The agency’s commitment comes amid the backdrop of this week’s U.N. climate change summit in Glasgow — and as the Network for Greening the Financial System (NGFS), which the OCC joined in July, pledged to enhance its climate scenarios, bridge gaps in data to provide a fuller picture of climate risk and boost its efforts to support members in developing countries.
Meanwhile, New York’s Department of Financial Services (DFS) — an early NGFS member — announced Wednesday it has created a new unit to focus on integrating climate risks into its supervision of banks and other institutions. The agency's acting superintendent, Adrienne Harris, said the new Climate Risk Division "position[s] DFS at the forefront of climate-related financial supervision."
The unit aims to “develop internal capacity on climate-related financial risks,” coordinate with fellow regulators and support their capacity-building for climate-risk supervision, and ensure fair access to financial services, the agency said in a release.
The division, led by Yue “Nina” Chen — previously DFS’s director of sustainability and climate initiatives — is adding two staff members, Chen told American Banker.
“We have some of the most sophisticated insurers and banks, as well as smaller organizations that are just getting started in this journey,” she said.
DFS has served as somewhat of a standard-setter on climate. It last year became the first U.S. regulator to explicitly call on state-regulated financial institutions to integrate climate change-related financial risks into their business strategies, risk management processes and governance frameworks. Now it’s breaking out the supervision of those activities into its own silo.
Lauren Compere, managing director at Boston Common Asset Management, told American Banker that DFS’s developments Wednesday could propel other states to boost their focus on climate-related supervision.
“When you see New York and California move on something, you generally see pressure building within other states to also take action,” Compere said.
Not every U.S.-based NGFS regulator used the climate conference to springboard into an expanded climate pledge. The Federal Reserve, for one, acknowledged its limits. The central bank said Wednesday it is “committed to working within our existing mandates and authorities to address the implications of climate change, particularly the regulation and supervision of financial institutions and the stability of the broader financial system.”

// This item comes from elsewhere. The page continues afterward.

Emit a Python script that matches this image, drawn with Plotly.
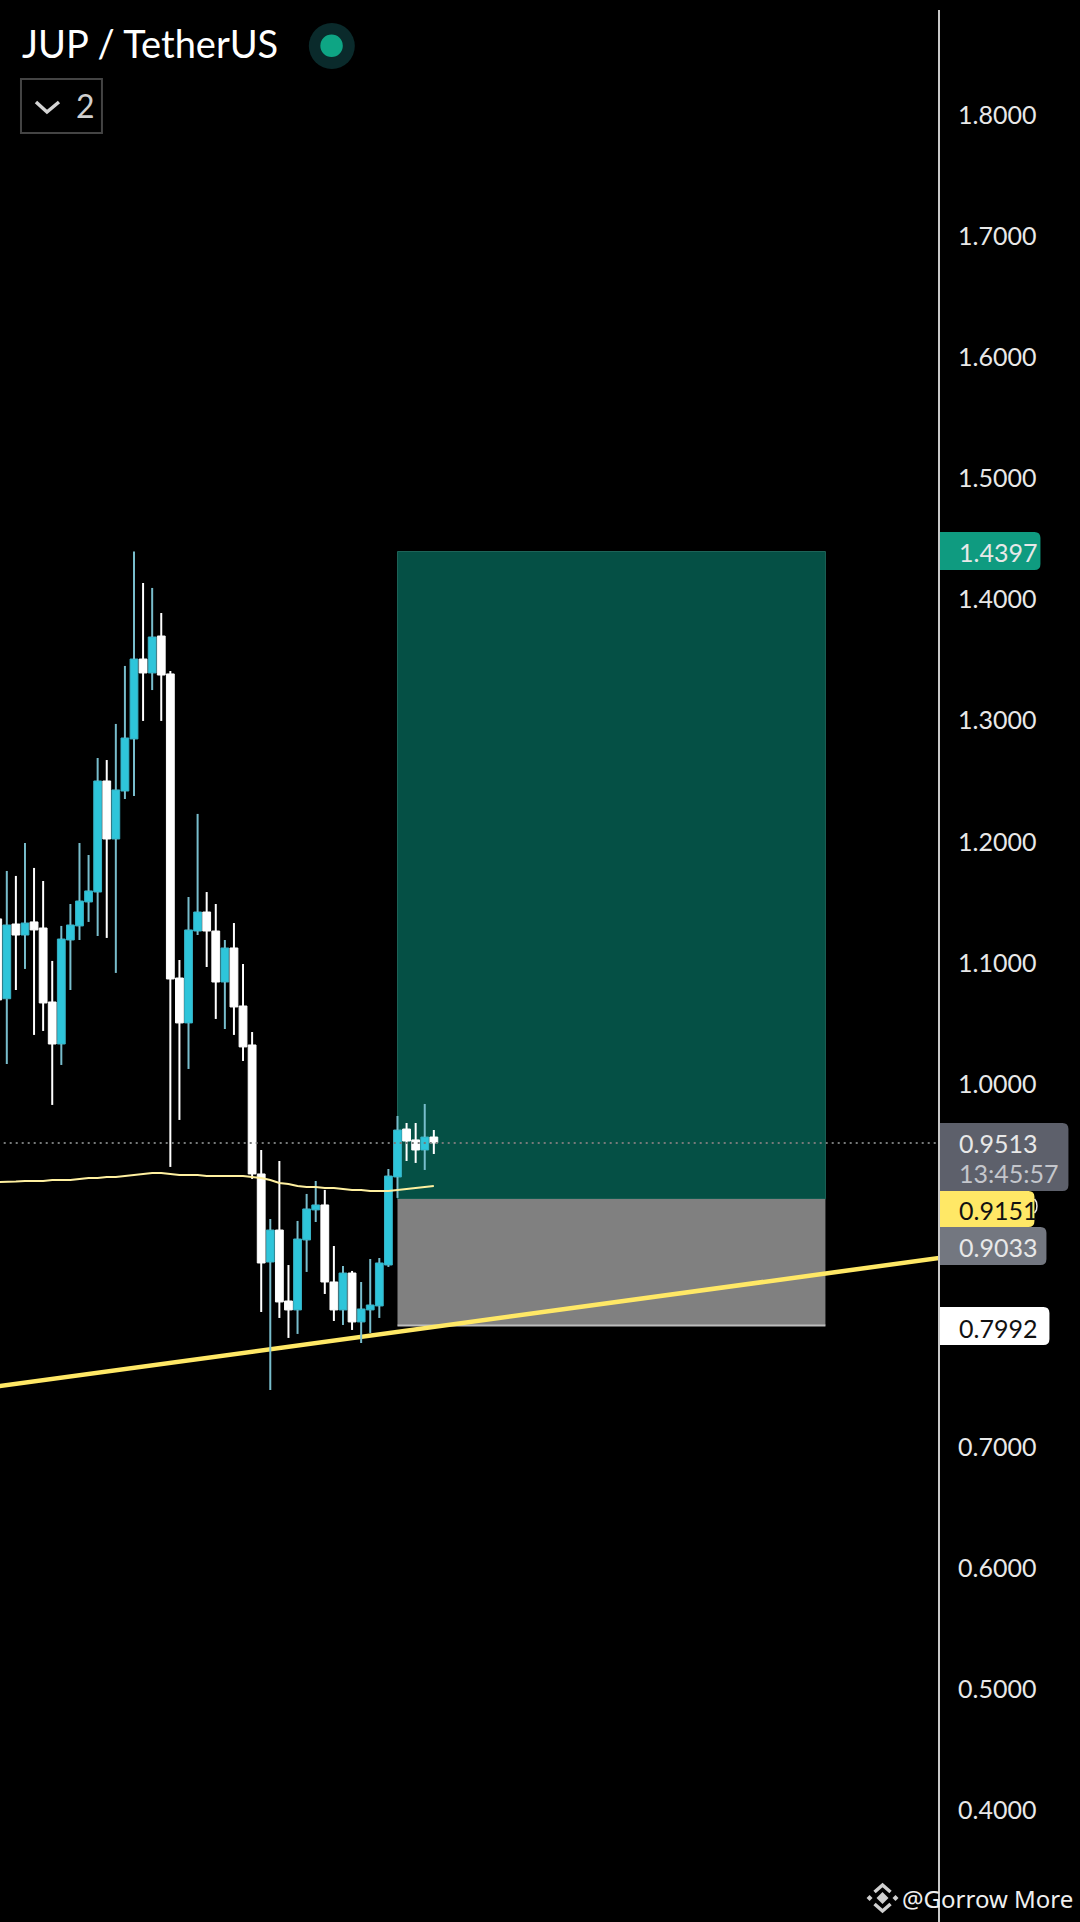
import plotly.graph_objects as go

# values
opens = [1.1363, 1.0704, 1.1321, 1.1230, 1.1338, 1.1288, 1.0677, 1.0330, 1.1189, 1.1305,
         1.1503, 1.1585, 1.2502, 1.2023, 1.2419, 1.2849, 1.3509, 1.3394, 1.3699, 1.3386,
         1.0875, 1.0504, 1.1263, 1.1420, 1.1263, 1.0842, 1.1123, 1.0644, 1.0322, 0.9257,
         0.8530, 0.8794, 0.8208, 0.8134, 0.8712, 0.8960, 0.9001, 0.8365, 0.8134, 0.8439,
         0.8035, 0.8134, 0.8167, 0.8505, 0.9232, 0.9628, 0.9538, 0.9455, 0.9562]
highs = [1.1486, 1.1759, 1.1718, 1.1990, 1.1784, 1.1676, 1.1016, 1.1305, 1.1486, 1.1990,
         1.1891, 1.2692, 1.2675, 1.2973, 1.3452, 1.4397, 1.4137, 1.4096, 1.3889, 1.3410,
         1.1024, 1.1544, 1.2230, 1.1585, 1.1486, 1.1189, 1.1329, 1.0991, 1.0429, 0.9455,
         0.8885, 0.9364, 0.8505, 0.8869, 0.9092, 0.9199, 0.9125, 0.8662, 0.8497, 0.8456,
         0.8365, 0.8555, 0.8563, 0.9298, 0.9736, 0.9678, 0.9678, 0.9835, 0.9620]
lows = [1.0405, 1.0165, 1.0776, 1.0950, 1.0405, 1.0438, 0.9827, 1.0157, 1.0776, 1.1189,
        1.1338, 1.1222, 1.1206, 1.0917, 1.2353, 1.2378, 1.2998, 1.3253, 1.2998, 0.9315,
        0.9703, 1.0124, 1.1230, 1.0966, 1.0537, 1.0454, 1.0405, 1.0190, 0.9216, 0.8117,
        0.7473, 0.8068, 0.7903, 0.7936, 0.8448, 0.8860, 0.8266, 0.8043, 0.8010, 0.7969,
        0.7861, 0.7944, 0.8068, 0.8489, 0.9059, 0.9364, 0.9348, 0.9290, 0.9422]
closes = [1.0694, 1.1313, 1.1230, 1.1329, 1.1272, 1.0669, 1.0330, 1.1197, 1.1313, 1.1511,
          1.1594, 1.2502, 1.2023, 1.2428, 1.2857, 1.3509, 1.3394, 1.3691, 1.3377, 1.0867,
          1.0504, 1.1272, 1.1420, 1.1263, 1.0842, 1.1123, 1.0636, 1.0306, 0.9257, 0.8522,
          0.8794, 0.8200, 0.8134, 0.8720, 0.8968, 0.9001, 0.8365, 0.8134, 0.8439, 0.8035,
          0.8142, 0.8175, 0.8522, 0.9240, 0.9620, 0.9529, 0.9455, 0.9562, 0.9513]
ema = [0.9191, 0.9191, 0.9195, 0.9199, 0.9199, 0.9199, 0.9207, 0.9207, 0.9207, 0.9216,
       0.9224, 0.9224, 0.9232, 0.9232, 0.9240, 0.9249, 0.9257, 0.9265, 0.9265, 0.9257,
       0.9249, 0.9249, 0.9249, 0.9240, 0.9240, 0.9240, 0.9240, 0.9240, 0.9232, 0.9224,
       0.9207, 0.9182, 0.9174, 0.9158, 0.9149, 0.9149, 0.9141, 0.9141, 0.9133, 0.9125,
       0.9125, 0.9116, 0.9116, 0.9116, 0.9125, 0.9133, 0.9141, 0.9149, 0.9158]

trend_x = [0, 104]
trend_y = [0.7503, 0.8567]
last_price = 0.9513
target_level = 1.4397
entry_level = 0.9051
stop_level = 0.8005
box_x = [44.0, 91.1]
tick_vals = [1.8, 1.7, 1.6, 1.5, 1.4, 1.3, 1.2, 1.1, 1.0, 0.7, 0.6, 0.5, 0.4]
tick_text = ['1.8000', '1.7000', '1.6000', '1.5000', '1.4000', '1.3000', '1.2000',
             '1.1000', '1.0000', '0.7000', '0.6000', '0.5000', '0.4000']

W, H = 1080, 1922
AXIS_X = 939.5
FONT = 'Lato'
LABEL_SIZE = 25
CYAN = '#2ec5da'
CYAN_EDGE = '#38b2c6'
CYAN_WICK = '#78bdcc'
YELLOW = '#ffe866'


def px(x):
    return x / AXIS_X


def py(y):
    return 1 - y / H


def label_path(x1, y0, y1, r=6):
    """Axis label box, square on the axis side and rounded on the other."""
    x0 = AXIS_X + 1
    return (f'M{px(x0)},{py(y0)} L{px(x1 - r)},{py(y0)} Q{px(x1)},{py(y0)} {px(x1)},{py(y0 + r)} '
            f'L{px(x1)},{py(y1 - r)} Q{px(x1)},{py(y1)} {px(x1 - r)},{py(y1)} L{px(x0)},{py(y1)} Z')


def stroke(points):
    return 'M' + ' L'.join(f'{px(a)},{py(b)}' for a, b in points)


def text(fig, s, x, y, size=LABEL_SIZE, color='#e8e8e8', family=FONT, xanchor='left', **kw):
    fig.add_annotation(text=s, x=px(x), y=py(y), xref='paper', yref='paper', xanchor=xanchor,
                       yanchor='middle', showarrow=False, font=dict(family=family, size=size, color=color), **kw)


idx = list(range(len(opens)))
is_up = [c >= o for o, c in zip(opens, closes)]

fig = go.Figure()

# position box
fig.add_shape(type='rect', x0=box_x[0], x1=box_x[1], y0=entry_level, y1=target_level, layer='below',
              fillcolor='#055045', line=dict(color='#1d6358', width=1))
fig.add_shape(type='rect', x0=box_x[0], x1=box_x[1], y0=stop_level, y1=entry_level, layer='below',
              fillcolor='#808080', line=dict(width=0))
fig.add_shape(type='line', x0=box_x[0], x1=box_x[1], y0=stop_level, y1=stop_level, layer='below',
              line=dict(color='#bdbdbd', width=2))

fig.add_trace(go.Scatter(x=trend_x, y=trend_y, mode='lines', line=dict(color=YELLOW, width=4.5)))

# wicks are split so they do not run over the bodies
for up, color in [(True, CYAN_WICK), (False, '#ffffff')]:
    wx, wy = [], []
    for i in idx:
        if is_up[i] != up:
            continue
        wx += [i, i, None, i, i, None]
        wy += [highs[i], max(opens[i], closes[i]), None, min(opens[i], closes[i]), lows[i], None]
    fig.add_trace(go.Scatter(x=wx, y=wy, mode='lines', line=dict(color=color, width=2)))

fig.add_trace(go.Bar(
    x=idx,
    base=[min(o, c) for o, c in zip(opens, closes)],
    y=[abs(o - c) for o, c in zip(opens, closes)],
    width=0.86,
    marker=dict(color=[CYAN if u else '#ffffff' for u in is_up],
                line=dict(color=[CYAN_EDGE if u else '#ffffff' for u in is_up], width=1)),
))

fig.add_trace(go.Scatter(x=idx, y=ema, mode='lines', line=dict(color='#fff0a0', width=2)))
fig.add_trace(go.Scatter(x=trend_x, y=[last_price, last_price], mode='lines',
                         line=dict(color='#777a7a', width=2, dash='2px,4px')))

# price scale line
fig.add_shape(type='line', xref='paper', yref='paper', x0=px(AXIS_X), x1=px(AXIS_X), y0=py(10), y1=py(H),
              line=dict(color='#c8c8c8', width=2))

# sliver of the label hidden behind the yellow one
fig.add_shape(type='path', xref='paper', yref='paper',
              path=stroke([(1035, 1199), (1037, 1202), (1037.5, 1206), (1037, 1210), (1035, 1213)]),
              line=dict(color='#e8e8e8', width=1.5))

# axis labels
for x1, y0, y1, color in [(1041, 532, 570, '#0f9b80'), (1069, 1123, 1191, '#5d606b'), (1035, 1191, 1227, YELLOW),
                          (1047, 1227, 1265, '#737780'), (1050, 1307, 1345, '#ffffff')]:
    fig.add_shape(type='path', xref='paper', yref='paper', path=label_path(x1, y0, y1),
                  fillcolor=color, line=dict(width=0))

text(fig, '1.4397', 958, 552)
text(fig, '0.9513', 958, 1143)
text(fig, '13:45:57', 958, 1173, color='#c4c6cc')
text(fig, '0.9151', 958, 1210, color='#111111')
text(fig, '0.9033', 958, 1247)
text(fig, '0.7992', 958, 1328, color='#111111')
text(fig, '0.3000', 958, 1932)

# header
text(fig, 'JUP / TetherUS', 20, 43, size=38, color='#ffffff')
fig.add_shape(type='circle', xref='paper', yref='paper', x0=px(309), x1=px(355), y0=py(23), y1=py(69),
              fillcolor='#0a2a2b', line=dict(width=0))
fig.add_shape(type='circle', xref='paper', yref='paper', x0=px(320.5), x1=px(343), y0=py(34.5), y1=py(57),
              fillcolor='#0ea584', line=dict(width=0))
fig.add_shape(type='rect', xref='paper', yref='paper', x0=px(21), x1=px(102), y0=py(79), y1=py(133),
              line=dict(color='#444444', width=2), fillcolor='rgba(0,0,0,0)')
fig.add_shape(type='path', xref='paper', yref='paper', path=stroke([(36, 102), (47, 112), (59, 102)]),
              line=dict(color='#d4d4d4', width=3.5))
text(fig, '2', 74, 105, size=32, color='#cfcfcf')

# watermark
logo = [[(883, 1892), (889, 1898), (883, 1904), (877, 1898)],
        [(870, 1895), (873, 1898), (870, 1901), (867, 1898)],
        [(896, 1895), (899, 1898), (896, 1901), (893, 1898)]]
for pts in logo:
    fig.add_shape(type='path', xref='paper', yref='paper', path=stroke(pts) + ' Z',
                  fillcolor='#d0d0d0', line=dict(width=0))
for pts in [[(875, 1892), (883, 1885), (891, 1892)], [(875, 1904), (883, 1911), (891, 1904)]]:
    fig.add_shape(type='path', xref='paper', yref='paper', path=stroke(pts),
                  line=dict(color='#d0d0d0', width=3.5))
text(fig, '@Gorrow More', 900, 1898, size=24, color='#efefef', family='Noto Sans')

fig.update_layout(
    width=W, height=H, margin=dict(l=0, r=W - AXIS_X, t=0, b=0),
    paper_bgcolor='#000000', plot_bgcolor='#000000', showlegend=False, barmode='overlay',
    xaxis=dict(visible=False, range=[0.252, 103.6]),
    yaxis=dict(side='right', range=[0.3080, 1.8951], tickmode='array', tickvals=tick_vals, ticktext=tick_text,
               tickfont=dict(family=FONT, size=LABEL_SIZE, color='#e8e8e8'), ticks='', ticklabelstandoff=18,
               showgrid=False, zeroline=False, showline=False),
)

fig.write_html("out.html", config={'displayModeBar': False}, post_script="document.body.style.margin='0';")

However, it said, “the primary responsibility for addressing climate change itself rests with elected officials.”
Regulators' flurry of action this week hasn't been limited to climate.
In another move Wednesday, New York's DFS proposed an amendment to allow the regulator to evaluate how well state-regulated banks are offering and providing credit to nonwhite- and women-owned businesses under the Community Reinvestment Act (CRA). DFS this week extended CRA requirements to nonbank mortgage lenders. The regulator in February issued guidance outlining several types of climate-related investments that banks could count toward earning CRA credit.
The public has 60 days to comment on Wednesday's proposed amendment.
The Federal Deposit Insurance Corp. (FDIC) announced Tuesday it is creating an Office of Minority and Community Development Banking, with the aim to further promote private-sector investments in low- and moderate-income (LMI) communities.
The launch comes more than a month after the regulator established its $120 million Mission-Driven Bank Fund, which facilitates investments in minority depository institutions (MDIs), community development financial institutions (CDFIs) and other mission-driven banks.
“Mission-driven banks are the financial lifeblood of their communities, enabling individuals and minority-owned small businesses to securely build savings and obtain credit," FDIC Chair Jelena McWilliams said in a statement Tuesday, adding the office will help the regulator "expand [its] engagement and collaboration in support of these institutions as part of a broader commitment to increasing financial inclusion."
Another regulator, meanwhile, spotlighted a disparity of credit disputes along racial lines.
The Consumer Financial Protection Bureau (CFPB) on Tuesday released a study analyzing data on auto loans, student loans and credit card accounts opened between 2012 and 2019, and found that consumers in majority-Black and Hispanic neighborhoods — along with younger consumers with lower credit scores — were more likely to have disputes on their credit reports.
“Error-ridden credit reports are far too prevalent and may be undermining an equitable recovery,” CFPB Director Rohit Chopra said in a statement Tuesday.
Consumers in majority-Black census tracts were more than twice as likely to have disputes on their credit reports compared to consumers in majority-white census tracts in nearly all of the categories the CFPB reviewed, the report found.
About 0.8% of auto loans in white-majority neighborhoods were given to consumers with credit disputes, compared with 2.8% of auto loans in majority-Black neighborhoods, the report found.
Meanwhile, 2.5% of credit card loans in majority-white areas went to accounts with a dispute on record, compared with 4.7% of accounts in majority black areas.
Younger consumers who opened a new auto loan were more likely to file a dispute, the report found. Researchers expressed surprise here, noting that older consumers may be more likely to possess the financial experience to file a dispute.